Fittingly, during the regular season home finale, the O’Bannon High School family retired jersey #10, once worn by four-year-starter and slain Greenville police officer Myiesha Stewart. Family, friends, school officials and first responders looked on during the somber yet celebratory ceremony as a ten-minute video clip of Stewart’s high school high lights played on a big screen along the baseline underneath the east basket. “I witnessed Myiesha play from the eight grade through her senior year," said O’Bannon principal Willie Goins. “No one will ever wear number 10 again and the jersey will be on display in the gym for all to see.”
The ceremony featured students and coaches wearing grey t-shirts with Stewart’s number on the back. Adding to the gravity of the occasion, they gathered at halfcourt around a painting of Stewart as the jersey sat on a tripod waiting to be uncovered. Various speakers including Greenville Police Chief Marcus Turner made remarks about the late basketball star and rising star in law enforcement. “Obviously, Myiesha was a great basketball player,” Turner said. “She was also a great police officer. It’s been only a couple of months since she passed and we are still going through it at the police department. As the school retires her jersey number, we too at the police department will keep her memory alive by retiring her badge number.”
Goins told the attendees that in all of Stewart’s time at O’Bannon she was never tardy to class. Her father Michael shared that his daughter’s fellow teammates had to get use to her no nonsense approach to playing the game that she loved. Stewart was all business on the court off the court and in her profession. “It’s apt that she wore this number during her basketball career,” said Greenville Mayor Errick Simmons,” The number ten represents perfection and completion. That is what she strived to be as a basketball player and as an officer.”
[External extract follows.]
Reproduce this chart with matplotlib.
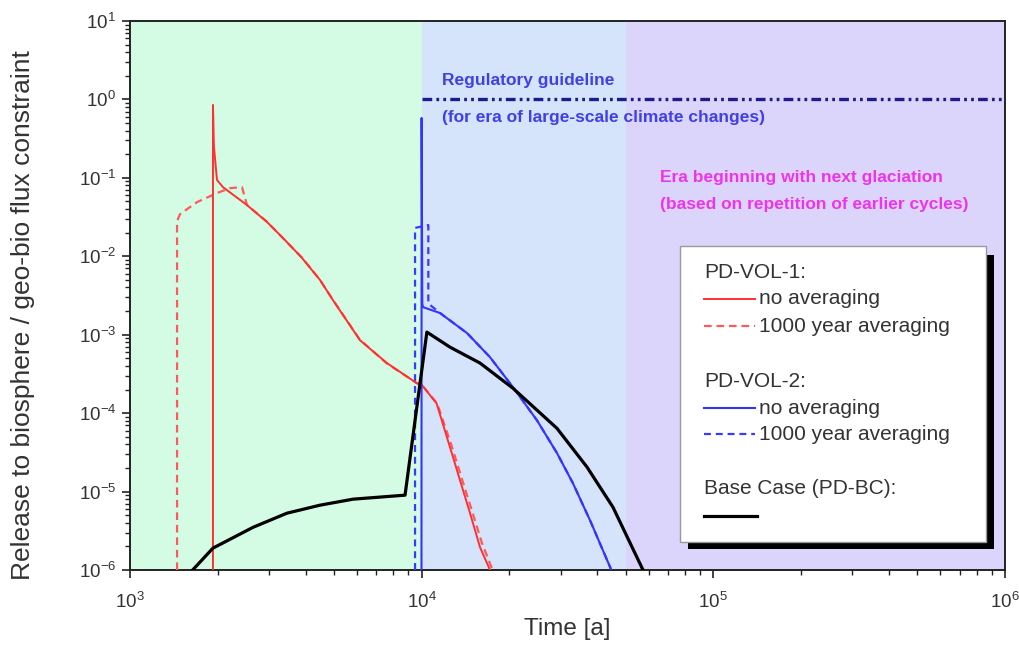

During the ceremony, for the most part, the attendees held their emotions in check. But a couple of onlookers had to be taken away to private areas to gather themselves. A feeling of calm and joy fell upon the crowd as Western Line Superintendent Lawrence Hudson and athletics director Lynn Lang unveiled the jersey, displayed it to the home and visiting crowds and presented it to Michael Stewart before returning it to the tripod.
“I knew that Myiesha was going to be good in basketball early on,” Stewart said. “She played for coach (Lindsey) Rucker and finished her junior varsity season on a Tuesday as an eighth grader and was starting for the varsity the following Friday. I was the type of basketball parent who never interfered with what the coach was trying to teach my daughter. And when she decided that she wanted to be a police officer, I supported her decision. This is truly an honor for O’Bannon to remember my daughter in this way,”
Adding to the significance of the occasion another legendary number ten, Tyrone Davis, attended the ceremony. “This is great,” Davis said. “That was also my jersey number.”